It's every internet security professional’s nightmare scenario. A phishing email has gotten past your anti-email phishing software and someone's clicked on it. Whether it's malware, ransomware, or something worse, your reputation and maybe even your job may be on the line.
Just ask Walter Stephan at FACC. Stephan's company was a supplier of component parts for places like Boeing and Airbus. When targeted spear phishing emails got through security systems and tricked the company into wiring $47 million to scammers, Stephan was summarily fired. In this case, it wasn’t hackers getting past security, it was an impersonation email that appeared to be in his name that requested wire transfers.
With highly targeted messages, the fraudsters are using personal information to convince recipients it’s the real thing and getting past some anti-phishing protection programs.
Email-based phishing schemes are now the number one cyber-security threat worldwide. As the initial entry point for attackers, all it takes is one phishing email to get opened by the wrong person to cause incredible damage.
Many well-known email security providers that say they can stop email phishing attacks fall short. While they may be able to detect spam, malware and basic phishing schemes, very few can handle the advanced spear phishing and brand forgery attacks. It’s clear that these highly targeted attacks, often aimed at CEOs and other C-level executives, are still getting through by the upwards trend is monetary losses reported to the FBI.
Phishing toolkits are easily available on the dark web and most criminal are leaps and bounds ahead of legacy email protection solutions and training software most commonly used to protect organizations. You should look for a technology solution that employs a unique technology designed to solve this number one attack vector crippling businesses today.
Some email security providers also struggle with brand impersonation emails. A brand impersonation or forgery email looks like a legitimate mail from a brand you know and trust -- but it's not really from that brand For example, the bad guys can take a real email from a bank, Target, FedEx, DocuSign etc, save it as HTML then re-send it from their own mail account.
By impersonating a major brand, the attacker hopes you will provide your password to their fake login site, engage in a dialog with them and reveal personal financial information.

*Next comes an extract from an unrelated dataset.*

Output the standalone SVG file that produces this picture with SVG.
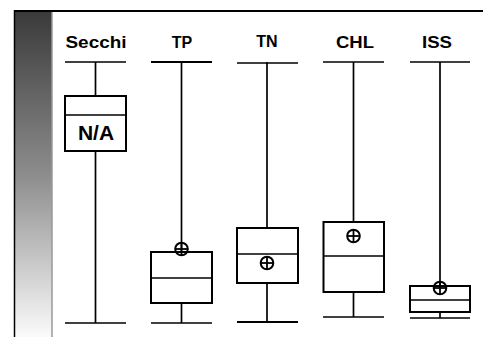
<svg xmlns="http://www.w3.org/2000/svg" width="483" height="337" viewBox="0 0 483 337">
<defs>
<linearGradient id="bar" x1="0" y1="0" x2="0" y2="1">
<stop offset="0" stop-color="#3a3a3a"/>
<stop offset="0.5" stop-color="#8c8c8c"/>
<stop offset="1" stop-color="#fbfbfb"/>
</linearGradient>
<g id="mean">
<circle cx="0" cy="0" r="6.3" fill="none" stroke="#000" stroke-width="2"/>
<line x1="-6.3" y1="0" x2="6.3" y2="0" stroke="#000" stroke-width="1.8"/>
<line x1="0" y1="-6.3" x2="0" y2="6.3" stroke="#000" stroke-width="1.8"/>
</g>
</defs>
<style>
.ln{stroke:#000;stroke-width:1.7;fill:none}
.bx{stroke:#000;stroke-width:2;fill:#fff}
.lbl{font-family:"Liberation Sans",Arial,sans-serif;font-weight:bold;font-size:16px;text-anchor:middle;fill:#000}
</style>
<rect x="0" y="0" width="483" height="337" fill="#fff"/>
<rect x="14" y="11" width="38" height="326" fill="url(#bar)"/>
<line x1="14.5" y1="10" x2="14.5" y2="337" stroke="#000" stroke-width="1.5"/>
<line x1="52" y1="11" x2="52" y2="337" stroke="#999" stroke-width="1.5"/>
<line x1="14" y1="11" x2="483" y2="11" stroke="#000" stroke-width="2"/>

<g id="connectors">
<line class="ln" x1="95.5" y1="62" x2="95.5" y2="96"/>
<line class="ln" x1="95.5" y1="151" x2="95.5" y2="323"/>
<line class="ln" x1="181.5" y1="62" x2="181.5" y2="252"/>
<line class="ln" x1="181.5" y1="303" x2="181.5" y2="323"/>
<line class="ln" x1="267" y1="62" x2="267" y2="228"/>
<line class="ln" x1="267" y1="283" x2="267" y2="322"/>
<line class="ln" x1="353.5" y1="62" x2="353.5" y2="222"/>
<line class="ln" x1="353.5" y1="292" x2="353.5" y2="317"/>
<line class="ln" x1="440" y1="62" x2="440" y2="286"/>
<line class="ln" x1="440" y1="312" x2="440" y2="318"/>
</g>

<g id="secchi">
<text class="lbl" x="96" y="48" textLength="61" lengthAdjust="spacingAndGlyphs">Secchi</text>
<line class="ln" x1="65" y1="62" x2="126" y2="62"/>
<rect class="bx" x="65" y="96" width="61" height="55"/>
<line class="ln" x1="65" y1="115" x2="126" y2="115"/>
<text class="lbl" x="96" y="140" style="font-size:21px">N/A</text>
<line class="ln" x1="65" y1="323" x2="126" y2="323"/>
</g>

<g id="tp">
<text class="lbl" x="182" y="48">TP</text>
<line class="ln" x1="151" y1="62" x2="212" y2="62" style="stroke-width:2.2"/>
<rect class="bx" x="151" y="252" width="61" height="51"/>
<line class="ln" x1="151" y1="278" x2="212" y2="278"/>
<use href="#mean" x="181.5" y="249"/>
<line class="ln" x1="151" y1="323" x2="212" y2="323"/>
</g>

<g id="tn">
<text class="lbl" x="267" y="47">TN</text>
<line class="ln" x1="237" y1="63" x2="298" y2="63"/>
<rect class="bx" x="237" y="228" width="61" height="55"/>
<line class="ln" x1="237" y1="254" x2="298" y2="254"/>
<use href="#mean" x="267" y="263"/>
<line class="ln" x1="237" y1="322" x2="298" y2="322" style="stroke-width:2.2"/>
</g>

<g id="chl">
<text class="lbl" x="355" y="48" textLength="38" lengthAdjust="spacingAndGlyphs">CHL</text>
<line class="ln" x1="323" y1="62" x2="384" y2="62"/>
<rect class="bx" x="323.5" y="222" width="60.5" height="70"/>
<line class="ln" x1="323.5" y1="256" x2="384" y2="256"/>
<use href="#mean" x="353.5" y="236"/>
<line class="ln" x1="323" y1="317" x2="384" y2="317"/>
</g>

<g id="iss">
<text class="lbl" x="437" y="48" textLength="30" lengthAdjust="spacingAndGlyphs">ISS</text>
<line class="ln" x1="410" y1="62" x2="470" y2="62"/>
<rect class="bx" x="410" y="286" width="60" height="26"/>
<line class="ln" x1="410" y1="300" x2="470" y2="300"/>
<use href="#mean" x="440" y="288"/>
<line class="ln" x1="410" y1="318" x2="470" y2="318"/>
</g>
</svg>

INKY Stops Phishing Attacks
INKY’s cloud-based anti-phishing email protection solution goes a step further than other software vendors, including Mimecast and Proofpoint to stop brand forgery and spear phishing attacks.
INKY’s AI-based anti-phishing solution: INKY Phish Fence – blends machine learning algorithms to analyze content and computer vision techniques to analyze brand logos and graphics to make its decisions.

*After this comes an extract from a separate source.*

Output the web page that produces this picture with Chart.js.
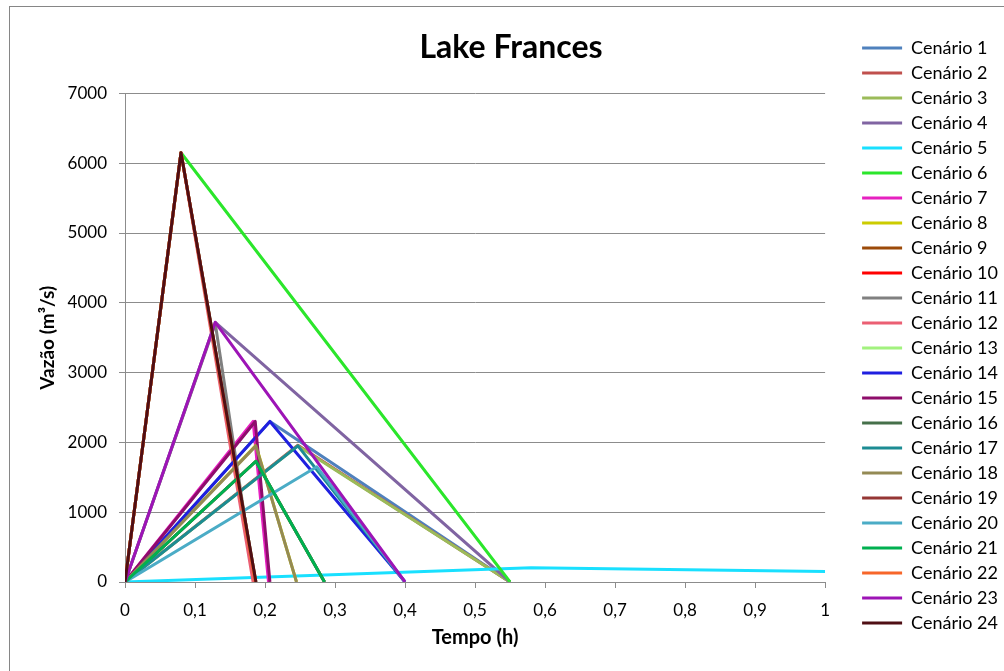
<!DOCTYPE html>
<html>
<head>
<meta charset="utf-8">
<script src="https://cdn.jsdelivr.net/npm/chart.js@4.4.1/dist/chart.umd.min.js"></script>
<style>
  html, body { margin: 0; padding: 0; background: #fff; }
</style>
</head>
<body>
<canvas id="chart" width="1004" height="671"></canvas>
<script>
// Hydrographs for the Lake Frances dam-break scenarios
const chartTitle = 'Lake Frances';
const xAxisTitle = 'Tempo (h)';
const yAxisTitle = 'Vazão (m³/s)';

const scenarioNames = [
  'Cenário 1', 'Cenário 2', 'Cenário 3', 'Cenário 4', 'Cenário 5', 'Cenário 6',
  'Cenário 7', 'Cenário 8', 'Cenário 9', 'Cenário 10', 'Cenário 11', 'Cenário 12',
  'Cenário 13', 'Cenário 14', 'Cenário 15', 'Cenário 16', 'Cenário 17', 'Cenário 18',
  'Cenário 19', 'Cenário 20', 'Cenário 21', 'Cenário 22', 'Cenário 23', 'Cenário 24'
];

const scenarioColors = [
  '#4f81bd', '#c0504d', '#9bbb59', '#8064a2', '#19e0ff', '#2be62b',
  '#e620c0', '#cccc00', '#9c4a09', '#ff0000', '#808080', '#eb5f73',
  '#a2f27e', '#1f1fe0', '#8e0d6b', '#46704a', '#1c8c93', '#948a54',
  '#953735', '#4bacc6', '#00b050', '#f7662a', '#9d14b6', '#4f0e14'
];

// time (h) of each hydrograph point, per scenario
const tempos = [
  [0, 0.207, 0.55], [0, 0.247, 0.55], [0, 0.247, 0.55], [0, 0.129, 0.55],
  [0, 0.58, 1], [0, 0.08, 0.55], [0, 0.183, 0.205], [0, 0.187, 0.245],
  [0, 0.187, 0.285], [0, 0.08, 0.186], [0, 0.129, 0.185], [0, 0.08, 0.183],
  [0, 0.08, 0.187], [0, 0.207, 0.40], [0, 0.186, 0.207], [0, 0.187, 0.285],
  [0, 0.247, 0.40], [0, 0.187, 0.245], [0, 0.08, 0.187], [0, 0.274, 0.40],
  [0, 0.187, 0.285], [0, 0.08, 0.186], [0, 0.129, 0.40], [0, 0.08, 0.187]
];

// discharge (m3/s) of each hydrograph point, per scenario
const vazoes = [
  [0, 2300, 0], [0, 1960, 0], [0, 1950, 0], [0, 3720, 0],
  [0, 205, 150], [0, 6150, 0], [0, 2300, 0], [0, 1960, 0],
  [0, 1730, 0], [0, 6150, 0], [0, 3700, 0], [0, 6150, 0],
  [0, 6150, 0], [0, 2300, 0], [0, 2300, 0], [0, 1730, 0],
  [0, 1950, 0], [0, 1950, 0], [0, 6150, 0], [0, 1650, 0],
  [0, 1730, 0], [0, 6150, 0], [0, 3720, 0], [0, 6150, 0]
];

const xTickLabels = ['0', '0,1', '0,2', '0,3', '0,4', '0,5', '0,6', '0,7', '0,8', '0,9', '1'];
const yTickLabels = ['0', '1000', '2000', '3000', '4000', '5000', '6000', '7000'];

const fontFamily = 'Lato, "DejaVu Sans", sans-serif';
const gridColor = '#8c8c8c';

const datasets = scenarioNames.map((name, i) => ({
  label: name,
  data: tempos[i].map((t, j) => ({ x: t, y: vazoes[i][j] })),
  borderColor: scenarioColors[i],
  backgroundColor: scenarioColors[i],
  borderWidth: 3,
  borderJoinStyle: 'round',
  pointRadius: 0,
  pointHoverRadius: 0,
  pointStyle: 'line',
  pointBorderColor: scenarioColors[i],
  pointBorderWidth: 3,
  tension: 0,
  fill: false,
  // later scenarios sit on top, like the original spreadsheet
  order: scenarioNames.length - i
}));

const frame = {
  id: 'frame',
  beforeDraw(chart) {
    const ctx = chart.ctx;
    ctx.save();
    ctx.fillStyle = '#fff';
    ctx.fillRect(0, 0, chart.width, chart.height);
    ctx.strokeStyle = '#868686';
    ctx.lineWidth = 1;
    ctx.strokeRect(9.5, 6.5, 1100, 1100);
    ctx.restore();
  }
};

new Chart(document.getElementById('chart'), {
  type: 'line',
  data: { datasets: datasets },
  plugins: [frame],
  options: {
    responsive: false,
    animation: false,
    events: [],
    layout: { padding: { left: 14, right: -4, top: 0, bottom: 0 } },
    scales: {
      x: {
        type: 'linear',
        min: 0,
        max: 1,
        afterFit: s => { s.height = 89; },
        ticks: {
          stepSize: 0.1,
          autoSkip: false,
          maxRotation: 0,
          padding: 12,
          color: '#000',
          font: { family: fontFamily, size: 17 },
          callback: (v, i) => xTickLabels[i]
        },
        grid: { drawOnChartArea: false, drawTicks: true, tickLength: 6, color: gridColor },
        border: { color: gridColor },
        title: {
          display: true,
          text: xAxisTitle,
          color: '#000',
          font: { family: fontFamily, size: 20, weight: 'bold' },
          padding: { top: 0, bottom: 21 }
        }
      },
      y: {
        min: 0,
        max: 7000,
        afterFit: s => { s.width = 111; },
        ticks: {
          stepSize: 1000,
          padding: 12,
          color: '#000',
          font: { family: fontFamily, size: 17 },
          callback: (v, i) => yTickLabels[i]
        },
        grid: { color: gridColor, tickLength: 6 },
        border: { color: gridColor },
        title: {
          display: true,
          text: yAxisTitle,
          color: '#000',
          font: { family: fontFamily, size: 19, weight: 'bold' },
          padding: { top: 22, bottom: 0 }
        }
      },
      spacer: {
        type: 'linear',
        position: 'right',
        display: true,
        afterFit: s => { s.width = 30; },
        ticks: { display: false },
        grid: { display: false },
        border: { display: false }
      }
    },
    plugins: {
      title: {
        display: true,
        text: chartTitle,
        color: '#000',
        font: { family: fontFamily, size: 32, weight: 'bold' },
        padding: { top: 28, bottom: 27 }
      },
      legend: {
        position: 'right',
        align: 'center',
        labels: {
          usePointStyle: true,
          pointStyle: 'line',
          pointStyleWidth: 40,
          padding: 7,
          color: '#000',
          font: { family: fontFamily, size: 18 },
          sort: (a, b) => a.datasetIndex - b.datasetIndex
        }
      },
      tooltip: { enabled: false }
    }
  }
});
</script>
</body>
</html>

INKY builds highly-detailed and expansive social profiles of users. INKY keeps a bank of legitimate and approved email addresses for an organization and flags those that fall outside of this social graph. Unapproved emails are detected before getting opened by recipients. By scanning both incoming and outgoing emails, potentially malicious emails can be quarantined or delivered with disabled links and warning messages user simply cannot miss.
The hackers are sophisticated and continuously evolving their attacks to breach your security. INKY’s machine learning and artificial intelligence evolves real time to detect these attacks and prevents phishing scams others can’t. We know this because we see it every day. Almost every demo request or inquiry we get is from a company that is seeing phishing attacks within their organization. Many have experienced a damaging loss despite using other solutions, such as Mimecast phishing protection or Proofpoint phishing protection.
Mimecast is not stopping the most sophisticated phishing attacks. Proofpoint is not stopping them either.
Training Can Help, But Not Solve, The Problem
Some companies rely on simulated email phishing attacks, such as Proofpoint phishing simulations or others, to train users to avoid becoming victims. While training can help, it can’t prevent the zero day event.
A research group from Vanderbilt, Dartmouth, and MITRE put test subjects through extensive training on detecting and avoid phishing scams. 90 days later, the subjects had forgotten most of what they learned and were susceptible to phishing emails at the same rate as before the training. The test results were duplicated later with MBA candidates.
Another study, from Carnegie-Mellon, came to similar conclusions.
Training can be labor-intensive and time-consuming. In companies with regular turnover, it can be difficult to keep up. Also, you simply can’t train on the unknown. New phishing scams pop up regularly and can hit without warning unless you have the right protection in place.
The Problem Is Growing
The FBI put out an urgent warning about a dramatic increase in high level “CEO fraud” attacks. With more than $2.3 billion in losses over the past three years, the FBI has identified a 270 percent increase in victims and losses in these sophisticated attacks that may be slipping through existing anti-phishing email solutions. INKY catches these phishing emails and warns users.